Toutes les femmes qui passent le seuil des 35 ans ressentent-elles cela? Je ne sais pas. Je sais juste que je dois jouer d'un autre charme. D'un charme respectable, d'un «charme de dame», peut-être.
Je suis convaincue que cela existe. Je le vois tous les jours chez des femmes que j'admire, chez des femmes mûres parfaitement épanouies qui ne sont pas des grands-mères assagies; chez des femmes qui sont, comme dit mon mari, «infiniment sexy, mais sans une once de naïveté juvénile»; chez des femmes qui s'aiment à 100 %, quelles que soient les chaussures qu'elles ont aux pieds.

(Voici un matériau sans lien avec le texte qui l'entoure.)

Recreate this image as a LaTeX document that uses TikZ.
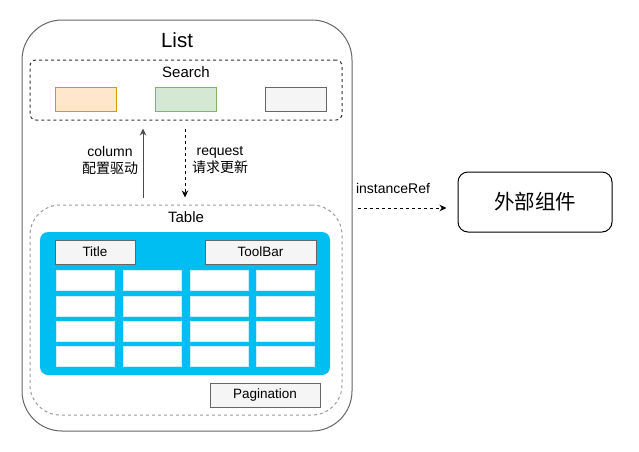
\documentclass[tikz,border=0pt]{standalone}
\usepackage{fontspec}
\setmainfont{Liberation Sans}
\newfontfamily\cjk{Noto Sans CJK SC}
\usetikzlibrary{arrows.meta,positioning}

\definecolor{listcyan}{HTML}{00BEF2}
\definecolor{orfill}{HTML}{FFE6CC}
\definecolor{ordraw}{HTML}{D79B00}
\definecolor{grfill}{HTML}{D5E8D4}
\definecolor{grdraw}{HTML}{82B366}
\definecolor{gyfill}{HTML}{F5F5F5}
\definecolor{gydraw}{HTML}{666666}

\tikzset{
  box/.style={rectangle, inner sep=0pt, line width=1pt},
  panel/.style={box, draw=black!60, rounded corners=40pt},
  group/.style={box, dash pattern=on 3pt off 3pt, minimum width=312pt},
  field/.style={box, minimum width=61pt, minimum height=24pt},
  greybox/.style={box, draw=gydraw, fill=gyfill, minimum height=24pt,
    font=\fontsize{13.5}{15}\selectfont},
  cell/.style={box, draw=cyan!20, fill=white, minimum width=58pt, minimum height=20pt},
  lbl/.style={inner sep=0pt, font=\fontsize{14}{17}\selectfont, align=center},
  flow/.style={line width=1pt, -{Stealth[length=7pt,width=6.5pt]}},
}

\begin{document}
\begin{tikzpicture}[x=1pt, y=-1pt]
\useasboundingbox (0,0) rectangle (639,451);

% list container
\node[panel, minimum width=330pt, minimum height=411pt] (panel) at (187,225.5) {};
\node[lbl, font=\fontsize{20.5}{22}\selectfont] (listlbl) at (177,40) {List};

% search area
\node[group, draw=black!80, rounded corners=6pt, minimum height=60pt] (search) at (186,90) {};
\node[lbl, font=\fontsize{15}{17}\selectfont] (searchlbl) at (186,72) {Search};
\node[field, draw=ordraw, fill=orfill] (f1) at (85.5,99) {};
\node[field, draw=grdraw, fill=grfill] (f2) at (186,99) {};
\node[field, draw=gydraw, fill=gyfill] (f3) at (295.5,99) {};

% table area
\node[group, draw=black!40, rounded corners=30pt, minimum height=210pt] (tbl) at (186,310) {};
\node[lbl, font=\fontsize{15}{17}\selectfont] (tbllbl) at (186,217) {Table};
\node[box, fill=listcyan, rounded corners=8pt, minimum width=290pt, minimum height=143pt] (grid) at (185,303.5) {};
\node[greybox, minimum width=80pt] (title) at (95,252) {Title};
\node[greybox, minimum width=111pt] (toolbar) at (260.5,252) {ToolBar};
\foreach \c/\x in {1/85, 2/152, 3/219, 4/285.5}
  \foreach \r/\y in {1/280.5, 2/306, 3/331, 4/356}
    \node[cell] (cell-\r-\c) at (\x,\y) {};
\node[greybox, minimum width=110pt] (pager) at (265,395) {Pagination};

% data flow between search and table
\coordinate (upx) at (143,0);
\coordinate (downx) at (185,0);
\draw[flow, draw=black!70] ([yshift=7pt]tbl.north -| upx) -- ([yshift=-8pt]search.south -| upx);
\draw[flow, dash pattern=on 3pt off 3pt] ([yshift=-8pt]search.south -| downx) -- ([yshift=7pt]tbl.north -| downx);
\node[lbl] (collbl) at (110,160) {column\\{\cjk 配置驱动}};
\node[lbl] (reqlbl) at (220,160) {request\\{\cjk 请求更新}};

% external component
\node[box, draw=black, rounded corners=10pt, minimum width=154pt, minimum height=60pt,
  font=\cjk\fontsize{20.5}{22}\selectfont] (ext) at (535,202) {外部组件};
\coordinate (refstart) at (358,208);
\draw[flow, dash pattern=on 3pt off 3pt] (refstart) -- ([xshift=-11pt]ext.west |- refstart);
\node[lbl] (reflbl) at (393,188) {instanceRef};
\end{tikzpicture}
\end{document}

Je n'en suis pas là. Mon charme intérieur n'est pas encore arrivé à maturité. Je l'invoque par toutes les potions en vogue possibles et imaginables, du régime «90 salades en 90 jours», aux marches forcées sur mon maudit tapis de course, en passant par la méditation sur tous les sommets de montagne (ou terrasses) qu'une non-yogi sujette au vertige et à une dose dangereuse de cynisme est capable d'atteindre. Je suis prête, volontaire et ouverte (dans l'ensemble). Mais jusqu'ici, je n'ai pas encore trouvé les clés qui me donneront accès à mon aura féminine profonde et authentique.
Je ne désespère pas. J'ai même décidé de transformer l'épreuve en «l'année des bonnes résolutions débiles», en essayant des techniques de réalisation de soi de plus en plus idiotes (il faut bien s'amuser au passage) jusqu'à ce que l'une fasse effet, ou que je me fasse une raison et que j'admette que je suis très bien comme je suis. En d'autres termes, je ne renoncerai pas avant de trouver un moyen d'être en complète harmonie avec moi-même, jusque dans cette infime partie de mon esprit qui continue de croire que les soutien-gorge push up et tous ces harnachements inconfortables sont indispensables à la bonne marche du monde.
Si vous avez découvert les moyens de retenir le charme insaisissable de la féminité, faites-moi signe... Je pourrai peut-être en prendre de la graine. D'ici là, je vais m'ancrer tranquillement dans mon bien-être, en m'accordant de temps à autre quelques pensées mélancoliques pour ce qui n'est plus.»